Skeptical investigator Ben Raford once offered 10 reasons sasquatch didn't exist, such as lack of fossils, lack of bodies, etc. Most of his points (read them in the title link on Cryptomundo) strike me as valid, but I have to throw the flag on this one:
"“The last large animal to be found was probably the giant panda, and that was 100 years ago,” said Radford. “There has not been a single new creature that doesn’t fit the recognized taxonomy discovered in the last century, there just simply hasn’t.” He lated confined his comment to human-sized or larger land animals.
Ben, I respect you, but on this point you're still wrong.

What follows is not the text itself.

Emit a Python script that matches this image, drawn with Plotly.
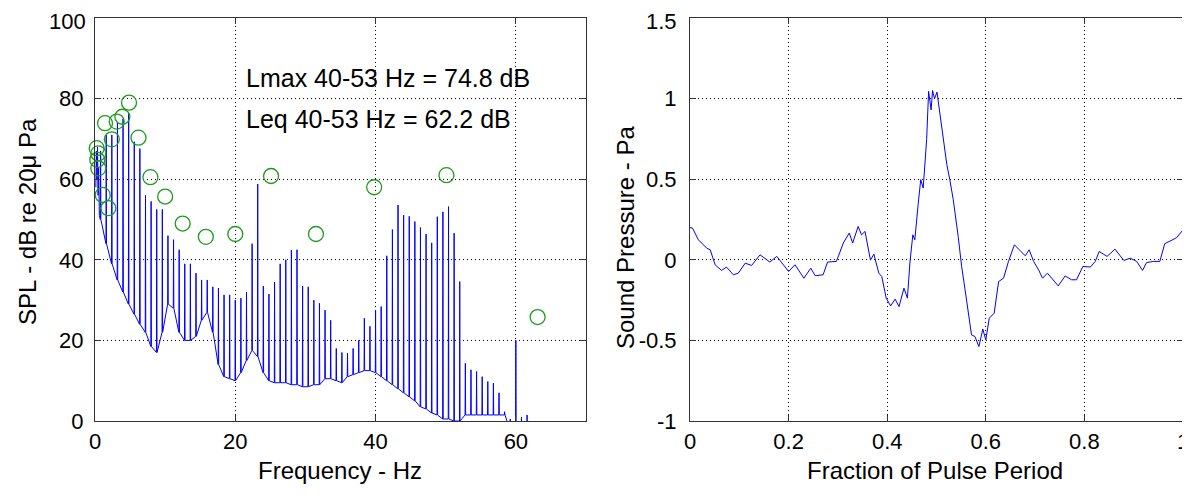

Start with the 500-kg kouprey in 1937.
Then to what I wrote in the post:
"First, how did the the Vu Quang ox (new genus) get overlooked? You can argue whether the 100-lb giant muntjac qualifies as human-sized, but I think it does. Then you have creatures like the Bili apes, the mainland population of the Javan rhino, and the Bardia elephants did not end up meriting new taxonomic classifications, but they are examples of how populations of very large and distinctive animals went unnoticed by scientific. Add the huge populations – I mean really huge – of recently discovered gorillas and elephants, and the suggestion that there are no big mammals left is as unpersuasive as when Simpson made it in 1984."
The eminent George Gaylord Simpson wrote in 1984 that only a "few small and unimportant mammals" were likely to turn up. He was wrong. Big-time. Discovery of new mammals is going up, not down.